A New Year for Student Rights

We would like to think of American universities as the first place where young adults come into their full freedom -- rationally run institutions where students challenge themselves intellectually and broaden their horizons. Unfortunately, too many campuses fail to measure up to these ideals.

Over the past year, my organization -- the nonpartisan, nonprofit Foundation for Individual Rights in Education (FIRE) -- has worked hard to defend student rights like free speech, due process, and religious liberty on campuses across the country. The threats to student rights came from all directions: overzealous campus administrators, students seeking to silence peers' unpopular viewpoints, and even the federal government.

For example, security personnel and administrators at Modesto Junior College, a public school, stopped student Robert Van Tuinen from distributing copies of the U.S. Constitution on Constitution Day because he had not obtained permission to use the college's tiny "free-speech zone." With help from FIRE, Van Tuinen sued. Now, the "free-speech zone" policy is on hold and the case appears headed to settlement -- but far too many campuses are still unconstitutionally restricting expressive activities to tiny zones on campus.

Students weren't the only ones censored on campus last year. University of Kansas professor David Guth was placed on administrative leave for tweeting from his personal account, in the wake of the Navy Yard shooting, "The blood is on the hands of the #NRA. Next time, let it be YOUR sons and daughters. Shame on you. May God damn you." In December, things took a turn for the worse when the Kansas Board of Regents empowered the state's public colleges to fire professors for social-media posts that "impair[] discipline by superiors or harmony among co-workers" or are "contrary to the best interest of the university."

Students played the role of censor, too. This was the case at Brown University, where students prevented New York City police commissioner Ray Kelly -- the man responsible for implementing the city's controversial stop-and-frisk policy -- from speaking on campus by drowning out his speech with protest and heckles. In the chilling words of one of the student organizers, "[The university] decided not to cancel the lecture, so we decided to cancel it for them."

Perhaps the most troubling example of censorship, though, came at the hands of the federal government. Following a year-long investigation into mishandled sexual-assault complaints, the Departments of Justice and Education entered into a settlement agreement with the University of Montana -- an agreement presented as a "blueprint" for colleges and universities throughout the country that receive public funding (i.e., virtually all of them, public and private). The settlement redefined sexual harassment in a manner that significantly infringes on free speech and permits universities to take disciplinary measures against accused students before hearings or even investigations are completed. (In a welcome development, the federal government has begun to rethink some of the more troubling aspects of its "blueprint," due largely to the significant pressure placed upon it from a broad coalition of organizations, scholars, civil libertarians, journalists, and even Senator John McCain.)
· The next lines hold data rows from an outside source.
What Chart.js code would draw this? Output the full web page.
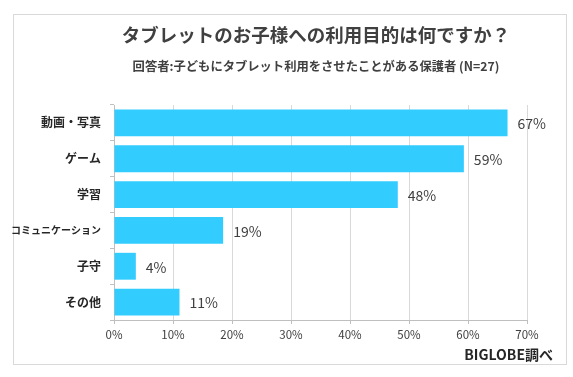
<!DOCTYPE html>
<html><head><meta charset="utf-8">
<script src="https://cdn.jsdelivr.net/npm/chart.js@4/dist/chart.umd.min.js"></script>
<style>html,body{margin:0;padding:0;background:#fff}#wrap{width:573px;height:377px;position:relative}</style>
</head><body><div id="wrap"><canvas id="c" width="573" height="377"></canvas></div>
<script>
const categories = ['動画・写真', 'ゲーム', '学習', 'コミュニケーション', '子守', 'その他'];
const values = [66.7, 59.3, 48.1, 18.5, 3.7, 11.1];
const valueLabels = ['67%', '59%', '48%', '19%', '4%', '11%'];
const xTicks = [0, 10, 20, 30, 40, 50, 60, 70];
const titleText = 'タブレットのお子様への利用目的は何ですか？';
const subtitleText = '回答者:子どもにタブレット利用をさせたことがある保護者 (N=27)';
const sourceText = 'BIGLOBE調べ';

const JP = '"Noto Sans CJK JP", "Noto Sans", sans-serif';

const decor = {
  id: 'decor',
  beforeDraw(chart) {
    const ctx = chart.ctx;
    ctx.save();
    ctx.fillStyle = '#fff';
    ctx.fillRect(0, 0, chart.width, chart.height);
    ctx.strokeStyle = '#d9d9d9';
    ctx.lineWidth = 1;
    ctx.strokeRect(13.5, 14.5, 553, 350);
    ctx.restore();
  },
  afterDraw(chart) {
    const ctx = chart.ctx;
    ctx.save();
    ctx.fillStyle = '#404040';
    ctx.textBaseline = 'middle';
    ctx.textAlign = 'center';
    ctx.font = 'bold 18.5px ' + JP;
    ctx.fillText(titleText, 316, 35);
    ctx.font = 'bold 12.3px ' + JP;
    ctx.fillText(subtitleText, 316, 66);
    ctx.textAlign = 'right';
    ctx.font = 'bold 14px ' + JP;
    ctx.fillStyle = '#262626';
    ctx.fillText(sourceText, 553, 355);
    // value labels
    const meta = chart.getDatasetMeta(0);
    ctx.textAlign = 'left';
    ctx.font = '14px ' + JP;
    ctx.fillStyle = '#404040';
    meta.data.forEach((bar, i) => {
      ctx.fillText(valueLabels[i], bar.x + 10, bar.y + 1);
    });
    ctx.restore();
  }
};

new Chart(document.getElementById('c'), {
  type: 'bar',
  data: {
    labels: categories,
    datasets: [{
      data: values,
      backgroundColor: '#33CCFF',
      borderColor: '#33CCFF',
      borderWidth: 0,
      barPercentage: 0.75,
      categoryPercentage: 1.0
    }]
  },
  options: {
    indexAxis: 'y',
    responsive: false,
    animation: false,
    devicePixelRatio: 1,
    layout: { padding: { left: 0, top: 105, right: 46, bottom: 0 } },
    plugins: { legend: { display: false }, tooltip: { enabled: false } },
    scales: {
      x: {
        min: 0, max: 70,
        afterBuildTicks(scale) { scale.ticks = xTicks.map(v => ({ value: v })); },
        afterFit(scale) { scale.height = 57; },
        ticks: {
          callback: v => v + '%',
          color: '#404040',
          font: { family: JP, size: 11.5 },
          padding: 4,
          maxRotation: 0
        },
        grid: { color: '#d9d9d9', tickLength: 4, tickColor: '#bfbfbf' },
        border: { color: '#bfbfbf' }
      },
      y: {
        afterFit(scale) { scale.width = 114; },
        ticks: {
          color: '#262626',
          font: ctx => ({ family: JP, size: ctx.index === 3 ? 10 : 12, weight: 'bold' }),
          padding: 9
        },
        grid: { drawOnChartArea: false, offset: true, tickLength: 4, tickColor: '#bfbfbf' },
        border: { color: '#bfbfbf' }
      }
    }
  },
  plugins: [decor]
});
</script></body></html>
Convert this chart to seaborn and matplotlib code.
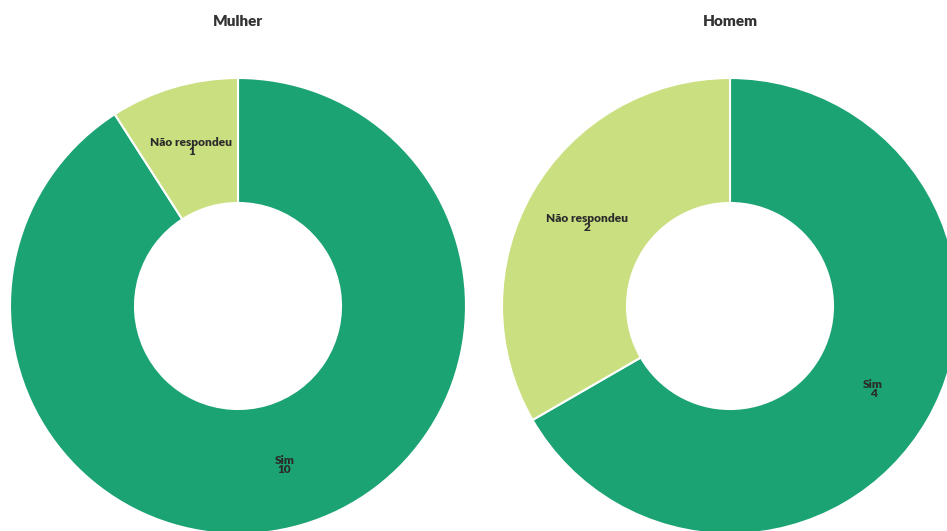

But before anyone gets depressed by these examples, there are at least two legislative developments worth celebrating from 2013. Early in the year, Congress rejected an attempt to require most colleges and universities to use the low "preponderance of the evidence" standard of proof in campus sexual-misconduct hearings. And during the summer, North Carolina became the first state in the country to enact legislation requiring public colleges and universities to allow students accused of non-academic misconduct to hire lawyers to represent them in disciplinary hearings. The law passed in the state's house of representatives 112-1.

As legislatures reconvene in this new year, lawmakers will have more opportunities to tackle threats to campus rights. Congress, for example, will begin the process of reauthorizing the Higher Education Act, which expired at the close of 2013. Hopefully, the new bill will include provisions to put an end to the type of rights abuses that are too common on our campuses.

Joseph Cohn is the legislative and policy director for the Foundation for Individual Rights in Education.